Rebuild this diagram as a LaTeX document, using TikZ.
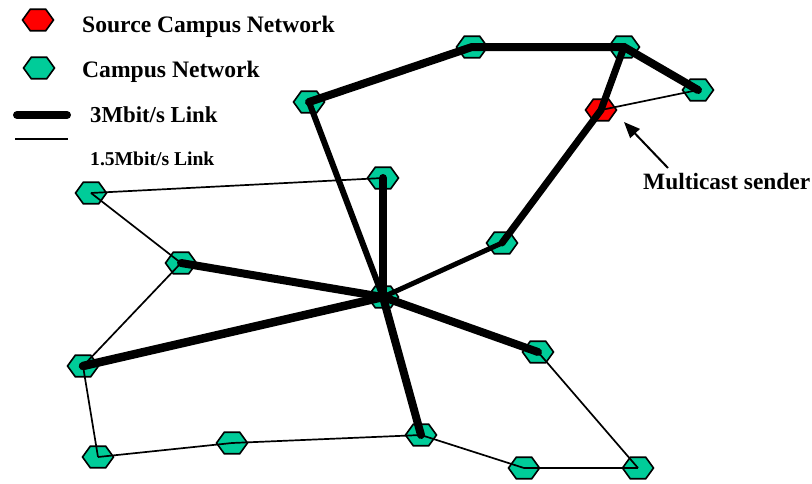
\documentclass[tikz,border=0pt]{standalone}
\usepackage{fontspec}
\setmainfont{Liberation Serif}
\usetikzlibrary{shapes.geometric,arrows.meta}
\definecolor{campus}{RGB}{0,204,153}
\definecolor{source}{RGB}{255,0,0}
\tikzset{
  hexnode/.style={regular polygon, regular polygon sides=6, draw=black,
    line width=1.6pt, fill=campus, minimum size=31pt, inner sep=0pt,
    yscale=0.8, transform shape},
  srcnode/.style={hexnode, fill=source},
  fastlink/.style={line width=8pt, line cap=round},
  slowlink/.style={line width=1.7pt},
  legendtext/.style={anchor=base west, inner sep=0pt, font=\bfseries\fontsize{23.6}{26}\selectfont},
  smalltext/.style={anchor=base west, inner sep=0pt, font=\bfseries\fontsize{19.6}{22}\selectfont}
}
\begin{document}
\begin{tikzpicture}[x=1pt,y=-1pt]
\useasboundingbox (0,0) rectangle (812,483);

% legend
\node[srcnode] (lsrc) at (38,20) {};
\node[hexnode] (lcamp) at (39,68) {};
\coordinate (lfa) at (17,115);
\coordinate (lfb) at (67,115);
\coordinate (lsa) at (15,139);
\coordinate (lsb) at (68,139);
\draw[fastlink] (lfa) -- (lfb);
\draw[slowlink] (lsa) -- (lsb);
\node[legendtext] (tsrc) at (82,32) {Source Campus Network};
\node[legendtext] (tcamp) at (82,77) {Campus Network};
\node[legendtext, font=\bfseries\fontsize{22.8}{26}\selectfont] (tfast) at (90,122) {3Mbit/s Link};
\node[smalltext] (tslow) at (90,165) {1.5Mbit/s Link};

% campus networks
\node[hexnode] (a) at (309,102) {};
\node[hexnode] (b) at (472,47) {};
\node[hexnode] (c) at (624,47) {};
\node[hexnode] (d) at (698,90) {};
\node[srcnode] (s) at (601,110) {};
\node[hexnode] (e) at (502,243) {};
\node[hexnode] (f) at (383,178) {};
\node[hexnode] (g) at (91,193) {};
\node[hexnode] (h) at (181,263) {};
\node[hexnode] (hub) at (383,297) {};
\node[hexnode] (i) at (83,366) {};
\node[hexnode] (j) at (538,352) {};
\node[hexnode] (k) at (98,457) {};
\node[hexnode] (l) at (232,443) {};
\node[hexnode] (m) at (421,435) {};
\node[hexnode] (n) at (524,468) {};
\node[hexnode] (o) at (638,468) {};

% 3 Mbit/s links
\draw[fastlink] (a.center) -- (b.center) -- (c.center) -- (d.center);
\draw[fastlink, line width=7pt] (c.center) -- (s.center) -- (e.center);
\draw[fastlink, line width=5pt] (e.center) -- (hub.center);
\draw[fastlink, line width=6pt] (hub.center) -- (a.center);
\draw[fastlink] (hub.center) -- (f.center);
\draw[fastlink] (hub.center) -- (h.center);
\draw[fastlink, line width=8.5pt] (hub.center) -- (i.center);
\draw[fastlink] (hub.center) -- (j.center);
\draw[fastlink] (hub.center) -- (m.center);

% 1.5 Mbit/s links
\draw[slowlink] (s.center) -- (d.center);
\draw[slowlink] (g.center) -- (f.center);
\draw[slowlink] (g.center) -- (h.center);
\draw[slowlink] (h.center) -- (i.center);
\draw[slowlink] (i.center) -- (k.center);
\draw[slowlink] (k.center) -- (l.center);
\draw[slowlink] (l.center) -- (m.center);
\draw[slowlink] (m.center) -- (n.center);
\draw[slowlink] (n.center) -- (o.center);
\draw[slowlink] (o.center) -- (j.center);

% sender label
\node[legendtext, font=\bfseries\fontsize{23.4}{26}\selectfont] (sender) at (643,189) {Multicast sender};
\coordinate (tail) at (668,168);
\coordinate (tip) at (624,122);
\draw[line width=2pt, -{Triangle[length=16pt,width=13pt]}] (tail) -- (tip);
\end{tikzpicture}
\end{document}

• **What this task involves**
Leave out the pictures, then repeat the listing above exactly from its first line to the line with "(o) at (638,468)", inclusive.

• **Solution**
Rebuild this diagram as a LaTeX document, using TikZ.
\documentclass[tikz,border=0pt]{standalone}
\usepackage{fontspec}
\setmainfont{Liberation Serif}
\usetikzlibrary{shapes.geometric,arrows.meta}
\definecolor{campus}{RGB}{0,204,153}
\definecolor{source}{RGB}{255,0,0}
\tikzset{
  hexnode/.style={regular polygon, regular polygon sides=6, draw=black,
    line width=1.6pt, fill=campus, minimum size=31pt, inner sep=0pt,
    yscale=0.8, transform shape},
  srcnode/.style={hexnode, fill=source},
  fastlink/.style={line width=8pt, line cap=round},
  slowlink/.style={line width=1.7pt},
  legendtext/.style={anchor=base west, inner sep=0pt, font=\bfseries\fontsize{23.6}{26}\selectfont},
  smalltext/.style={anchor=base west, inner sep=0pt, font=\bfseries\fontsize{19.6}{22}\selectfont}
}
\begin{document}
\begin{tikzpicture}[x=1pt,y=-1pt]
\useasboundingbox (0,0) rectangle (812,483);

% legend
\node[srcnode] (lsrc) at (38,20) {};
\node[hexnode] (lcamp) at (39,68) {};
\coordinate (lfa) at (17,115);
\coordinate (lfb) at (67,115);
\coordinate (lsa) at (15,139);
\coordinate (lsb) at (68,139);
\draw[fastlink] (lfa) -- (lfb);
\draw[slowlink] (lsa) -- (lsb);
\node[legendtext] (tsrc) at (82,32) {Source Campus Network};
\node[legendtext] (tcamp) at (82,77) {Campus Network};
\node[legendtext, font=\bfseries\fontsize{22.8}{26}\selectfont] (tfast) at (90,122) {3Mbit/s Link};
\node[smalltext] (tslow) at (90,165) {1.5Mbit/s Link};

% campus networks
\node[hexnode] (a) at (309,102) {};
\node[hexnode] (b) at (472,47) {};
\node[hexnode] (c) at (624,47) {};
\node[hexnode] (d) at (698,90) {};
\node[srcnode] (s) at (601,110) {};
\node[hexnode] (e) at (502,243) {};
\node[hexnode] (f) at (383,178) {};
\node[hexnode] (g) at (91,193) {};
\node[hexnode] (h) at (181,263) {};
\node[hexnode] (hub) at (383,297) {};
\node[hexnode] (i) at (83,366) {};
\node[hexnode] (j) at (538,352) {};
\node[hexnode] (k) at (98,457) {};
\node[hexnode] (l) at (232,443) {};
\node[hexnode] (m) at (421,435) {};
\node[hexnode] (n) at (524,468) {};
\node[hexnode] (o) at (638,468) {};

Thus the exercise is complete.